>> Begin INFORMATION SHOWN

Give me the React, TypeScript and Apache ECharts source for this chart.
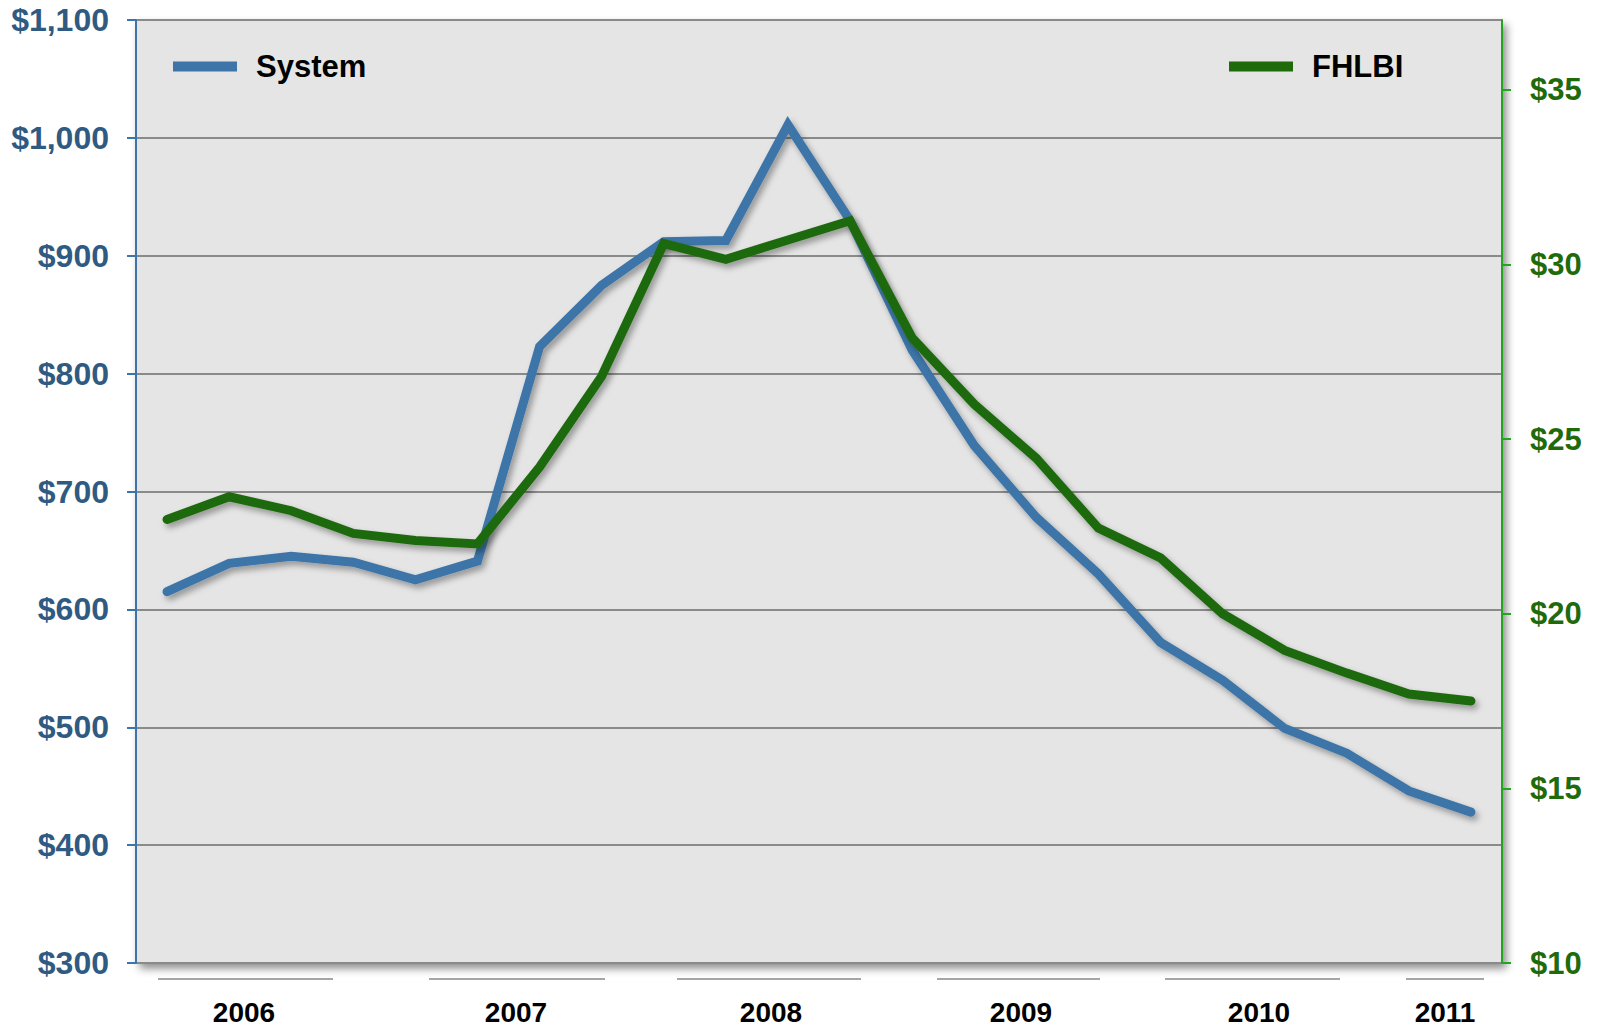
import React, { useEffect, useRef } from "react";
import * as echarts from "echarts";

const quarters = [
  "2006Q1", "2006Q2", "2006Q3", "2006Q4",
  "2007Q1", "2007Q2", "2007Q3", "2007Q4",
  "2008Q1", "2008Q2", "2008Q3", "2008Q4",
  "2009Q1", "2009Q2", "2009Q3", "2009Q4",
  "2010Q1", "2010Q2", "2010Q3", "2010Q4",
  "2011Q1", "2011Q2",
];

const systemValues = [
  615, 639, 645, 640, 625, 641, 823, 875, 912, 913, 1011, 930,
  820, 739, 678, 630, 572, 540, 499, 478, 446, 428,
];

const fhlbiValues = [
  22.7, 23.35, 22.95, 22.3, 22.1, 22.0, 24.2, 26.8, 30.6, 30.15, 30.7, 31.25,
  27.9, 26.0, 24.45, 22.45, 21.6, 20.0, 18.95, 18.3, 17.7, 17.5,
];

const leftTicks = { min: 300, max: 1100, interval: 100 };
const rightTicks = { min: 10, max: 37, interval: 5 };

const yearLabels = ["2006", "2007", "2008", "2009", "2010", "2011"];
// layout only: [lineStart, lineEnd, labelCenter] in px
const yearLayout = [
  [158, 333, 244],
  [429, 605, 516],
  [677, 861, 771],
  [937, 1100, 1021],
  [1165, 1340, 1259],
  [1406, 1484, 1445],
];

const BLUE = "#3e75a8";
const GREEN = "#1f6b0c";
const LEFT_LABEL = "#2f5b82";
const RIGHT_LABEL = "#1f6b0c";
const FONT = "'Liberation Sans', Arial, Helvetica, sans-serif";

function fmtMoney(v: number) {
  return "$" + v.toLocaleString("en-US");
}

export default function App() {
  const ref = useRef<HTMLDivElement>(null);

  useEffect(() => {
    if (!ref.current) return;
    const chart = echarts.init(ref.current, undefined, { renderer: "svg" });

    const graphics: any[] = [];
    yearLabels.forEach((y, i) => {
      const [x1, x2, cx] = yearLayout[i];
      graphics.push({
        type: "line",
        shape: { x1, y1: 979, x2, y2: 979 },
        style: { stroke: "#a6a6a6", lineWidth: 2 },
      });
      graphics.push({
        type: "text",
        x: cx,
        y: 1012,
        style: {
          text: y,
          fill: "#000",
          font: `bold 28px ${FONT}`,
          textAlign: "center",
          textVerticalAlign: "middle",
        },
      });
    });

    const legendText = {
      fontSize: 31,
      fontWeight: "bold",
      color: "#000",
      padding: [0, 0, 0, 14],
      fontFamily: FONT,
    };

    chart.setOption({
      animation: false,
      backgroundColor: "#ffffff",
      textStyle: { fontFamily: FONT },
      grid: {
        left: 136,
        right: 95,
        top: 20,
        bottom: 65,
        show: true,
        backgroundColor: "#e5e5e5",
        borderColor: "#a0a0a0",
        borderWidth: 1,
        shadowColor: "rgba(0,0,0,0.45)",
        shadowBlur: 8,
        shadowOffsetX: 4,
        shadowOffsetY: 5,
      },
      legend: [
        {
          data: ["System"],
          left: 168,
          top: 46,
          icon: "rect",
          itemWidth: 64,
          itemHeight: 10,
          textStyle: legendText,
          selectedMode: false,
        },
        {
          data: ["FHLBI"],
          left: 1224,
          top: 46,
          icon: "rect",
          itemWidth: 64,
          itemHeight: 10,
          textStyle: legendText,
          selectedMode: false,
        },
      ],
      xAxis: {
        type: "category",
        data: quarters,
        boundaryGap: true,
        axisLine: { show: false },
        axisTick: { show: false },
        axisLabel: { show: false },
        splitLine: { show: false },
      },
      yAxis: [
        {
          type: "value",
          position: "left",
          min: leftTicks.min,
          max: leftTicks.max,
          interval: leftTicks.interval,
          axisLine: { show: true, lineStyle: { color: BLUE, width: 2 } },
          axisTick: { show: true, length: 9, lineStyle: { color: BLUE, width: 2 } },
          axisLabel: {
            formatter: (v: number) => fmtMoney(v),
            color: LEFT_LABEL,
            fontSize: 32,
            fontWeight: "bold",
            margin: 27,
            fontFamily: FONT,
          },
          splitLine: { show: true, lineStyle: { color: "#8a8a8a", width: 2 } },
        },
        {
          type: "value",
          position: "right",
          min: rightTicks.min,
          max: rightTicks.max,
          interval: rightTicks.interval,
          axisLine: { show: true, lineStyle: { color: "#22a51f", width: 2 } },
          axisTick: { show: true, length: 9, lineStyle: { color: "#22a51f", width: 2 } },
          axisLabel: {
            formatter: (v: number) => fmtMoney(v),
            showMaxLabel: false,
            color: RIGHT_LABEL,
            fontSize: 31,
            fontWeight: "bold",
            margin: 28,
            fontFamily: FONT,
          },
          splitLine: { show: false },
        },
      ],
      series: [
        {
          name: "System",
          type: "line",
          yAxisIndex: 0,
          data: systemValues,
          symbol: "none",
          color: BLUE,
          lineStyle: {
            color: BLUE,
            width: 9,
            cap: "round",
            join: "miter",
            shadowColor: "rgba(0,0,0,0.35)",
            shadowBlur: 6,
            shadowOffsetX: 3,
            shadowOffsetY: 4,
          },
          z: 2,
        },
        {
          name: "FHLBI",
          type: "line",
          yAxisIndex: 1,
          data: fhlbiValues,
          symbol: "none",
          color: GREEN,
          lineStyle: {
            color: GREEN,
            width: 9,
            cap: "round",
            join: "miter",
            shadowColor: "rgba(0,0,0,0.35)",
            shadowBlur: 6,
            shadowOffsetX: 3,
            shadowOffsetY: 4,
          },
          z: 3,
        },
      ],
      graphic: graphics,
    });

    return () => chart.dispose();
  }, []);

  return (
    <div
      ref={ref}
      style={{ width: 1597, height: 1028, position: "absolute", left: 0, top: 0 }}
    />
  );
}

>> End INFORMATION SHOWN

_PROBLEM REQUIREMENTS_
Exclude every picture and copy the remaining data exactly.

_ANSWER TO THE TASK_
Give me the React, TypeScript and Apache ECharts source for this chart.
import React, { useEffect, useRef } from "react";
import * as echarts from "echarts";

const quarters = [
  "2006Q1", "2006Q2", "2006Q3", "2006Q4",
  "2007Q1", "2007Q2", "2007Q3", "2007Q4",
  "2008Q1", "2008Q2", "2008Q3", "2008Q4",
  "2009Q1", "2009Q2", "2009Q3", "2009Q4",
  "2010Q1", "2010Q2", "2010Q3", "2010Q4",
  "2011Q1", "2011Q2",
];

const systemValues = [
  615, 639, 645, 640, 625, 641, 823, 875, 912, 913, 1011, 930,
  820, 739, 678, 630, 572, 540, 499, 478, 446, 428,
];

const fhlbiValues = [
  22.7, 23.35, 22.95, 22.3, 22.1, 22.0, 24.2, 26.8, 30.6, 30.15, 30.7, 31.25,
  27.9, 26.0, 24.45, 22.45, 21.6, 20.0, 18.95, 18.3, 17.7, 17.5,
];

const leftTicks = { min: 300, max: 1100, interval: 100 };
const rightTicks = { min: 10, max: 37, interval: 5 };

const yearLabels = ["2006", "2007", "2008", "2009", "2010", "2011"];
// layout only: [lineStart, lineEnd, labelCenter] in px
const yearLayout = [
  [158, 333, 244],
  [429, 605, 516],
  [677, 861, 771],
  [937, 1100, 1021],
  [1165, 1340, 1259],
  [1406, 1484, 1445],
];

const BLUE = "#3e75a8";
const GREEN = "#1f6b0c";
const LEFT_LABEL = "#2f5b82";
const RIGHT_LABEL = "#1f6b0c";
const FONT = "'Liberation Sans', Arial, Helvetica, sans-serif";

function fmtMoney(v: number) {
  return "$" + v.toLocaleString("en-US");
}

export default function App() {
  const ref = useRef<HTMLDivElement>(null);

  useEffect(() => {
    if (!ref.current) return;
    const chart = echarts.init(ref.current, undefined, { renderer: "svg" });

    const graphics: any[] = [];
    yearLabels.forEach((y, i) => {
      const [x1, x2, cx] = yearLayout[i];
      graphics.push({
        type: "line",
        shape: { x1, y1: 979, x2, y2: 979 },
        style: { stroke: "#a6a6a6", lineWidth: 2 },
      });
      graphics.push({
        type: "text",
        x: cx,
        y: 1012,
        style: {
          text: y,
          fill: "#000",
          font: `bold 28px ${FONT}`,
          textAlign: "center",
          textVerticalAlign: "middle",
        },
      });
    });

    const legendText = {
      fontSize: 31,
      fontWeight: "bold",
      color: "#000",
      padding: [0, 0, 0, 14],
      fontFamily: FONT,
    };

    chart.setOption({
      animation: false,
      backgroundColor: "#ffffff",
      textStyle: { fontFamily: FONT },
      grid: {
        left: 136,
        right: 95,
        top: 20,
        bottom: 65,
        show: true,
        backgroundColor: "#e5e5e5",
        borderColor: "#a0a0a0",
        borderWidth: 1,
        shadowColor: "rgba(0,0,0,0.45)",
        shadowBlur: 8,
        shadowOffsetX: 4,
        shadowOffsetY: 5,
      },
      legend: [
        {
          data: ["System"],
          left: 168,
          top: 46,
          icon: "rect",
          itemWidth: 64,
          itemHeight: 10,
          textStyle: legendText,
          selectedMode: false,
        },
        {
          data: ["FHLBI"],
          left: 1224,
          top: 46,
          icon: "rect",
          itemWidth: 64,
          itemHeight: 10,
          textStyle: legendText,
          selectedMode: false,
        },
      ],
      xAxis: {
        type: "category",
        data: quarters,
        boundaryGap: true,
        axisLine: { show: false },
        axisTick: { show: false },
        axisLabel: { show: false },
        splitLine: { show: false },
      },
      yAxis: [
        {
          type: "value",
          position: "left",
          min: leftTicks.min,
          max: leftTicks.max,
          interval: leftTicks.interval,
          axisLine: { show: true, lineStyle: { color: BLUE, width: 2 } },
          axisTick: { show: true, length: 9, lineStyle: { color: BLUE, width: 2 } },
          axisLabel: {
            formatter: (v: number) => fmtMoney(v),
            color: LEFT_LABEL,
            fontSize: 32,
            fontWeight: "bold",
            margin: 27,
            fontFamily: FONT,
          },
          splitLine: { show: true, lineStyle: { color: "#8a8a8a", width: 2 } },
        },
        {
          type: "value",
          position: "right",
          min: rightTicks.min,
          max: rightTicks.max,
          interval: rightTicks.interval,
          axisLine: { show: true, lineStyle: { color: "#22a51f", width: 2 } },
          axisTick: { show: true, length: 9, lineStyle: { color: "#22a51f", width: 2 } },
          axisLabel: {
            formatter: (v: number) => fmtMoney(v),
            showMaxLabel: false,
            color: RIGHT_LABEL,
            fontSize: 31,
            fontWeight: "bold",
            margin: 28,
            fontFamily: FONT,
          },
          splitLine: { show: false },
        },
      ],
      series: [
        {
          name: "System",
          type: "line",
          yAxisIndex: 0,
          data: systemValues,
          symbol: "none",
          color: BLUE,
          lineStyle: {
            color: BLUE,
            width: 9,
            cap: "round",
            join: "miter",
            shadowColor: "rgba(0,0,0,0.35)",
            shadowBlur: 6,
            shadowOffsetX: 3,
            shadowOffsetY: 4,
          },
          z: 2,
        },
        {
          name: "FHLBI",
          type: "line",
          yAxisIndex: 1,
          data: fhlbiValues,
          symbol: "none",
          color: GREEN,
          lineStyle: {
            color: GREEN,
            width: 9,
            cap: "round",
            join: "miter",
            shadowColor: "rgba(0,0,0,0.35)",
            shadowBlur: 6,
            shadowOffsetX: 3,
            shadowOffsetY: 4,
          },
          z: 3,
        },
      ],
      graphic: graphics,
    });

    return () => chart.dispose();
  }, []);

  return (
    <div
      ref={ref}
      style={{ width: 1597, height: 1028, position: "absolute", left: 0, top: 0 }}
    />
  );
}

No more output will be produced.